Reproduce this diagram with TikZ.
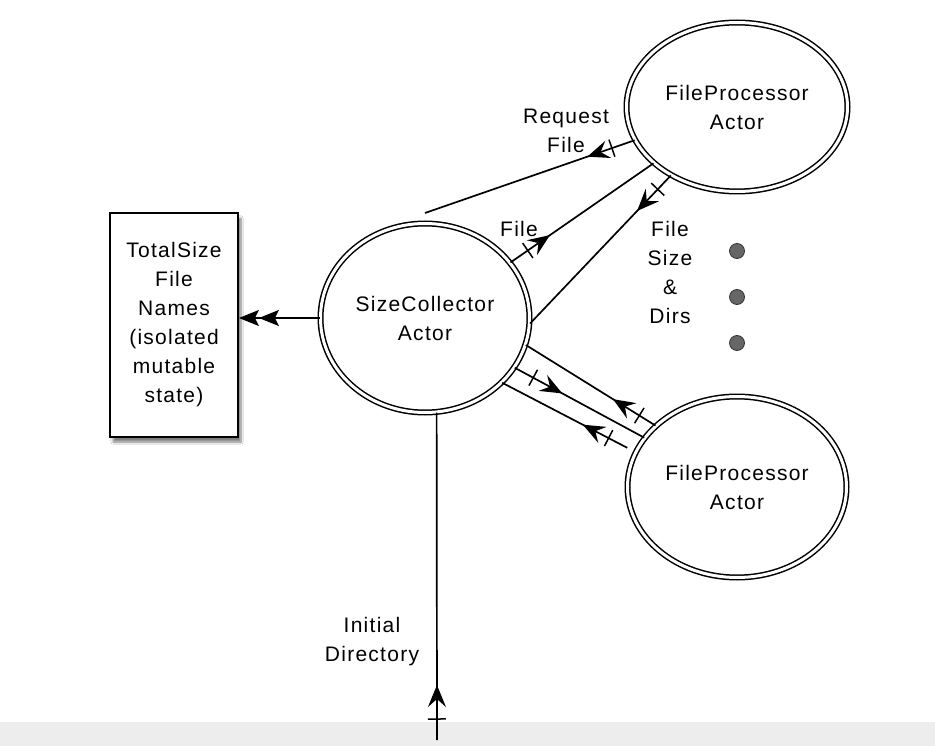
\documentclass[tikz,border=0pt]{standalone}
\usepackage{fontspec}
\setmainfont{Liberation Sans}[LetterSpace=6]
\usetikzlibrary{shapes.geometric,arrows.meta,decorations.markings,calc,shadows.blur}
\newcommand\dfont{\fontsize{21}{29}\selectfont}
\begin{document}
\begin{tikzpicture}[x=1pt,y=-1pt,
  every node/.style={font=\dfont, align=center, inner sep=0pt},
  actor/.style 2 args={ellipse, draw, double, double distance=3pt, line width=1.5pt,
    minimum width=#1, minimum height=#2},
  msg/.style 2 args={line width=1.7pt, postaction={decorate},
    decoration={markings,
      mark=at position #2 with {\draw[line width=1.5pt] (0,-9pt) -- (0,9pt);},
      mark=at position #1 with {\arrow{Stealth[length=22pt,width=18pt,inset=8pt]}}}},
  statebox/.style={draw, line width=1.8pt, fill=white, minimum width=128, minimum height=224,
    blur shadow={shadow xshift=3pt, shadow yshift=-5pt, shadow blur steps=8, shadow opacity=50}},
  dot/.style={circle, draw=black!80, line width=0.8pt, fill=black!60, minimum size=15}
]
\useasboundingbox (0,0) rectangle (935,746);
\fill[white] (0,0) rectangle (935,746);
\fill[black!7] (0,722) rectangle (935,746);

\node[statebox] (box) at (174,325) {TotalSize\\File\\Names\\(isolated\\mutable\\state)};
\node[actor={209}{189}] (sc) at (425,318) {SizeCollector\\Actor};
\node[actor={221}{169}] (fpt) at (737,107) {FileProcessor\\Actor};
\node[actor={219}{181}] (fpb) at (737,487) {FileProcessor\\Actor};

\node[dot] (d1) at (737,251) {};
\node[dot] (d2) at (737,297) {};
\node[dot] (d3) at (737,343) {};

\coordinate (rq) at (425,213);
\coordinate (init) at (437,740);
\coordinate (b3) at ($(fpb.161)!9pt!(sc.-40.5)$);

\draw[msg={50pt}{24pt}] (fpt.198.9) -- (rq);
\draw[msg={48pt}{21pt}] (sc.33.4) -- (fpt.214.9);
\draw[msg={49pt}{19pt}] (fpt.226.9) -- (sc.-3.6);
\draw[msg={50pt}{19pt}] (fpb.143.9) -- (sc.-15.5);
\draw[msg={54pt}{21pt}] (sc.-29) -- (fpb.152.3);
\draw[msg={50pt}{21pt}] (b3) -- (sc.-40.5);
\draw[msg={55pt}{21pt}] (init) -- (sc.-83);
\draw[line width=1.7pt, -{Stealth[length=20pt,width=16pt,inset=4pt]Stealth[length=20pt,width=16pt,inset=4pt]}]
  (sc.west) -- (sc.west -| box.east);

\node (lrq) at (566,131) {Request\\File};
\node (lfile) at (519,229) {File};
\node (lsize) at (670,272) {File\\Size\\\&\\Dirs};
\node (linit) at (372,642) {Initial\\Directory};
\end{tikzpicture}
\end{document}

────

Copy every line of the data word for word, omitting the images.

● **SOLVED PROBLEM**:
Reproduce this diagram with TikZ.
\documentclass[tikz,border=0pt]{standalone}
\usepackage{fontspec}
\setmainfont{Liberation Sans}[LetterSpace=6]
\usetikzlibrary{shapes.geometric,arrows.meta,decorations.markings,calc,shadows.blur}
\newcommand\dfont{\fontsize{21}{29}\selectfont}
\begin{document}
\begin{tikzpicture}[x=1pt,y=-1pt,
  every node/.style={font=\dfont, align=center, inner sep=0pt},
  actor/.style 2 args={ellipse, draw, double, double distance=3pt, line width=1.5pt,
    minimum width=#1, minimum height=#2},
  msg/.style 2 args={line width=1.7pt, postaction={decorate},
    decoration={markings,
      mark=at position #2 with {\draw[line width=1.5pt] (0,-9pt) -- (0,9pt);},
      mark=at position #1 with {\arrow{Stealth[length=22pt,width=18pt,inset=8pt]}}}},
  statebox/.style={draw, line width=1.8pt, fill=white, minimum width=128, minimum height=224,
    blur shadow={shadow xshift=3pt, shadow yshift=-5pt, shadow blur steps=8, shadow opacity=50}},
  dot/.style={circle, draw=black!80, line width=0.8pt, fill=black!60, minimum size=15}
]
\useasboundingbox (0,0) rectangle (935,746);
\fill[white] (0,0) rectangle (935,746);
\fill[black!7] (0,722) rectangle (935,746);

\node[statebox] (box) at (174,325) {TotalSize\\File\\Names\\(isolated\\mutable\\state)};
\node[actor={209}{189}] (sc) at (425,318) {SizeCollector\\Actor};
\node[actor={221}{169}] (fpt) at (737,107) {FileProcessor\\Actor};
\node[actor={219}{181}] (fpb) at (737,487) {FileProcessor\\Actor};

\node[dot] (d1) at (737,251) {};
\node[dot] (d2) at (737,297) {};
\node[dot] (d3) at (737,343) {};

\coordinate (rq) at (425,213);
\coordinate (init) at (437,740);
\coordinate (b3) at ($(fpb.161)!9pt!(sc.-40.5)$);

\draw[msg={50pt}{24pt}] (fpt.198.9) -- (rq);
\draw[msg={48pt}{21pt}] (sc.33.4) -- (fpt.214.9);
\draw[msg={49pt}{19pt}] (fpt.226.9) -- (sc.-3.6);
\draw[msg={50pt}{19pt}] (fpb.143.9) -- (sc.-15.5);
\draw[msg={54pt}{21pt}] (sc.-29) -- (fpb.152.3);
\draw[msg={50pt}{21pt}] (b3) -- (sc.-40.5);
\draw[msg={55pt}{21pt}] (init) -- (sc.-83);
\draw[line width=1.7pt, -{Stealth[length=20pt,width=16pt,inset=4pt]Stealth[length=20pt,width=16pt,inset=4pt]}]
  (sc.west) -- (sc.west -| box.east);

\node (lrq) at (566,131) {Request\\File};
\node (lfile) at (519,229) {File};
\node (lsize) at (670,272) {File\\Size\\\&\\Dirs};
\node (linit) at (372,642) {Initial\\Directory};
\end{tikzpicture}
\end{document}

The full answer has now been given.